New York Magazine Defends Voter Fraud
New York Magazine came to the defense of voter fraud today in analyzing James O’Keefe’s Project Veritas video depicting a white man being offered Attorney General Eric Holder’s ballot. Dan Amira’s headline: “James O’Keefe Proves That Pointless Form of Voter Fraud Is Possible.” His argument is simple: sure, you can go into a polling place and obtain a ballot without showing ID. Sure, you may not be the person whose name on the ballot. But why would you possibly do it?
The question is whether anyone should really care. Yes, if you wanted to, you could risk five years in prison and a $10,000 fine to vote for someone else, but we're not sure why you would, since a single vote, or even a few votes, will never make a difference. (Okay, almost never.) Could a group of hundreds or thousands of fraudsters be mobilized to go around to different polling stations on election day and vote for one particular candidate or issue, possibly altering the outcome of an election? It would be difficult to organize surreptitiously, but sure, it's probably doable. But it has never happened.
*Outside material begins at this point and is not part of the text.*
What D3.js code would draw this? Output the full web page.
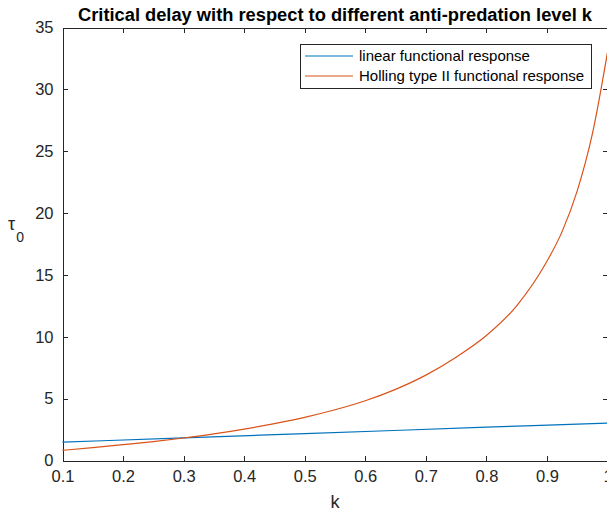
<!DOCTYPE html>
<meta charset="utf-8">
<style>
  body {
    margin: 0;
    background: #fff;
  }

  svg text {
    font-family: "Liberation Sans", Arial, Helvetica, sans-serif;
    fill: #262626;
  }

  .axis path,
  .axis line {
    stroke: #262626;
    stroke-width: 1;
    shape-rendering: crispEdges;
  }

  .axis text {
    font-size: 16.5px;
  }

  .curve {
    fill: none;
    stroke-width: 1.2;
  }
</style>

<body>
  <script src="https://d3js.org/d3.v7.min.js"></script>
  <script>

    // anti-predation level k
    var kTicks = [0.1, 0.2, 0.3, 0.4, 0.5, 0.6, 0.7, 0.8, 0.9, 1];
    var tauTicks = [0, 5, 10, 15, 20, 25, 30, 35];

    // critical delay, linear functional response
    var linearK = [0.1, 0.3, 0.5, 0.8, 1.0];
    var linearTau = [1.48, 1.83, 2.17, 2.69, 3.03];

    // critical delay, Holling type II functional response
    var hollingK = [0.1, 0.15, 0.2, 0.25, 0.3, 0.35, 0.4, 0.45, 0.5, 0.55, 0.6, 0.65,
      0.7, 0.75, 0.8, 0.85, 0.9, 0.925, 0.95, 0.975, 1.0];
    var hollingTau = [0.82, 1.04, 1.28, 1.53, 1.82, 2.15, 2.54, 2.98, 3.49, 4.1, 4.83, 5.75,
      6.9, 8.35, 10.1, 12.5, 16.1, 18.5, 21.8, 26.4, 33.0];

    var seriesNames = ['linear functional response', 'Holling type II functional response'];
    var seriesColors = ['#0072BD', '#D95319'];

    var width = 607
    var height = 515

    var plotLeft = 62.5, plotRight = 607.5, plotTop = 27.5, plotBottom = 460.5

    var x = d3.scaleLinear().domain([0.1, 1]).range([plotLeft, plotRight])
    var y = d3.scaleLinear().domain([0, 35]).range([plotBottom, plotTop])

    var svg = d3.select('body')
      .append('svg')
      .attr('width', width)
      .attr('height', height)

    // box axes with inward ticks
    svg.append('g')
      .attr('class', 'axis')
      .attr('transform', 'translate(0,' + plotBottom + ')')
      .call(d3.axisBottom(x).tickValues(kTicks).tickSizeInner(-5).tickSizeOuter(0).tickPadding(10)
        .tickFormat(function (d) { return d === 1 ? '1' : d3.format('.1f')(d) }))

    svg.append('g')
      .attr('class', 'axis')
      .attr('transform', 'translate(0,' + plotTop + ')')
      .call(d3.axisTop(x).tickValues(kTicks).tickSizeInner(-5).tickSizeOuter(0).tickFormat(''))

    svg.append('g')
      .attr('class', 'axis')
      .attr('transform', 'translate(' + plotLeft + ',0)')
      .call(d3.axisLeft(y).tickValues(tauTicks).tickSizeInner(-5).tickSizeOuter(0).tickPadding(9))

    svg.append('g')
      .attr('class', 'axis')
      .attr('transform', 'translate(' + plotRight + ',0)')
      .call(d3.axisRight(y).tickValues(tauTicks).tickSizeInner(-5).tickSizeOuter(0).tickFormat(''))

    svg.selectAll('.axis text').attr('fill', '#262626')

    var line = d3.line()
      .x(function (d) { return x(d[0]) })
      .y(function (d) { return y(d[1]) })
      .curve(d3.curveMonotoneX)

    var series = [d3.zip(linearK, linearTau), d3.zip(hollingK, hollingTau)]

    svg.append('g')
      .selectAll('path')
      .data(series)
      .enter().append('path')
      .attr('class', 'curve')
      .attr('stroke', function (d, i) { return seriesColors[i] })
      .attr('d', line)

    // title and labels
    svg.append('text')
      .attr('x', (plotLeft + plotRight) / 2)
      .attr('y', 21)
      .attr('text-anchor', 'middle')
      .style('font-size', '18.3px')
      .style('font-weight', 'bold')
      .style('fill', '#000')
      .text('Critical delay with respect to different anti-predation level k')

    svg.append('text')
      .attr('x', (plotLeft + plotRight) / 2)
      .attr('y', 508)
      .attr('text-anchor', 'middle')
      .style('font-size', '18.3px')
      .text('k')

    var ylab = svg.append('text')
      .attr('x', 8)
      .attr('y', 230)
      .style('font-size', '18px')
    ylab.append('tspan').text('τ')
    ylab.append('tspan')
      .attr('dy', 12)
      .attr('dx', 1)
      .style('font-size', '14px')
      .text('0')

    // legend
    var legend = svg.append('g')

    legend.append('rect')
      .attr('x', 300.5)
      .attr('y', 44.5)
      .attr('width', 291)
      .attr('height', 44)
      .attr('fill', '#fff')
      .attr('stroke', '#262626')
      .attr('stroke-width', 1)

    var items = legend.selectAll('.item')
      .data(seriesNames)
      .enter().append('g')
      .attr('class', 'item')
      .attr('transform', function (d, i) { return 'translate(0,' + (56 + i * 20) + ')' })

    items.append('line')
      .attr('x1', 305)
      .attr('x2', 353)
      .attr('stroke', function (d, i) { return seriesColors[i] })
      .attr('stroke-width', 1.2)

    items.append('text')
      .attr('x', 359)
      .attr('dy', '0.35em')
      .style('font-size', '15px')
      .style('fill', '#000')
      .text(function (d) { return d })

  </script>
</body>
Well, actually, it has happened before. And the point of O’Keefe’s video wasn’t that voter fraud is widespread, but precisely that there are no consequences to it. There’s no risk of a $10,000 fine because it’s virtually undetectable. How do you track down the person who voted for a dead person? Where does the evidence come from?
But regardless of whether voter fraud is already common, O’Keefe has clearly revealed a massive loophole in the system. Why anybody would oppose plugging that loophole is the real question.